Sortir de la CEDH, comme le veut le député (LR) Guillaume Peltier ? Un acte inédit et sans mode d’emploi

Création : 2 juin 2021
Dernière modification : 22 juin 2022

Autrice : Tania Racho, docteure en droit européen, Université Paris II Panthéon-Assas

Source : RTL, Le Grand Jury, 30 mai 2021

Pour ne plus dépendre de la Cour européenne des droits de l’homme, il faut dénoncer la Convention du même nom et en sortir. On notera tout de même qu’un protocole n°15 a été ajouté à la Convention, qui insiste sur la subsidiarité de la jurisprudence européenne et prend mieux en compte la souveraineté des États.

Invité de l’émission RTL-LCI le grand jury, Guillaume Peltier (LR) estime que “la Cour européenne des droits de l’homme bride la souveraineté des peuples et des nations” et souhaite “en sortir provisoirement pour contraindre les juges [européens] à respecter la souveraineté des États”. 

Le vice-président du parti Les Républicains démarre fort sa campagne pour la présidentielle avec des propositions qui l’obligeront à surmonter quelques obstacles.

Deux éléments sont particulièrement délicats à mettre en œuvre dans son discours sur la Cour européenne des droits de l’homme : d’abord la sortie provisoire de la Convention européenne des droits de l’homme, dans l’objectif ensuite de contraindre les juges de la Cour européenne à respecter la souveraineté des États.
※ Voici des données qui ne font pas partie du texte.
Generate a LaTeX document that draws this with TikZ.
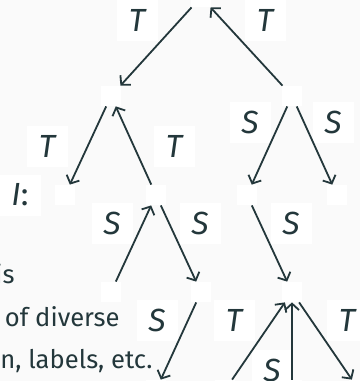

Sortir provisoirement de la CEDH : possible mais complexe et avec des conséquences que Guillaume Peltier ne semble pas avoir envisagées

La Convention européenne des droits de l’homme, qui crée la Cour européenne des droits de l’homme chargée de veiller à sa bonne application, ne prévoit pas de suspension provisoire. 

Deux possibilités s’offrent alors : soit une sortie définitive et un retour ensuite, sous conditions. Soit une “suspension” de certains articles de la Convention pour des questions liées à un état d’urgence.

La seconde option est à éliminer car cela ne répondrait que partiellement aux objectifs de Guillaume Peltier. Pour la première option, la Convention européenne des droits de l’homme prévoit une clause de dénonciation (article 58). C’est un schéma classique dans les traités internationaux : les États s’engagent, ils peuvent se désengager. La Convention européenne des droits de l’homme indique qu’il faut pour cela attendre 5 ans après la ratification (ce qui est le cas pour la France), puis notifier un préavis de 6 mois auprès du Secrétaire général du Conseil de l’Europe. La France ne pourrait plus être sanctionnée par la Cour européenne des droits de l’homme pour des actions commises après les 6 mois de préavis. Mais pendant la période de préavis et pour ce qui s’est passé avant, la France resterait responsable devant la Cour.

Attention également : le Conseil de l’Europe a pris l’habitude de conditionner l’adhésion de ses membres à la ratification de la Convention européenne des droits de l’homme. Donc si un pays décide de sortir de la Convention, il paraîtrait logique qu’il soit aussi exclu du Conseil de l’Europe, qui comprend 47 membres. Ainsi, la France serait le seul État européen à ne pas faire partie de cette organisation de défense des droits de l’homme.  

L’objectif : “contraindre les juges européens à respecter la souveraineté des pays”

Guillaume Peltier, qui n’a pas répondu à nos questions, entend revenir dans la CEDH en faisant en sorte que plus aucun juge extérieur ne puisse s’opposer aux décisions prises souverainement par la France. Simplement, cette demande est absurde juridiquement : les juges nationaux ou internationaux ne doivent jamais être contraints dans leurs décisions. 

On fera tout de même remarquer que la Cour européenne des droits de l’homme tient déjà compte de la souveraineté des États dans bien des domaines, avec l’idée de “marge nationale d’appréciation” : la Cour évite déjà de se prononcer  lorsqu’elle estime que les pays européens entretiennent des divergences de fond sur une problématique. Par exemple, relèvent de cette marge d’appréciation la question du port du voile, celle du mariage homosexuel, ou celle du droit à l’avortement, etc. 

Cette marge respectée par la Cour devrait être renforcée par un protocole n° 15 entrant en vigueur le 1er août 2021, qui insère dans le Préambule de la Convention les termes de “subsidiarité” et de “marge nationale d’appréciation”. Les deux vont clairement dans le sens d’un renforcement de la souveraineté nationale, en rappelant que les juges nationaux sont les plus pertinents pour comprendre une situation interne.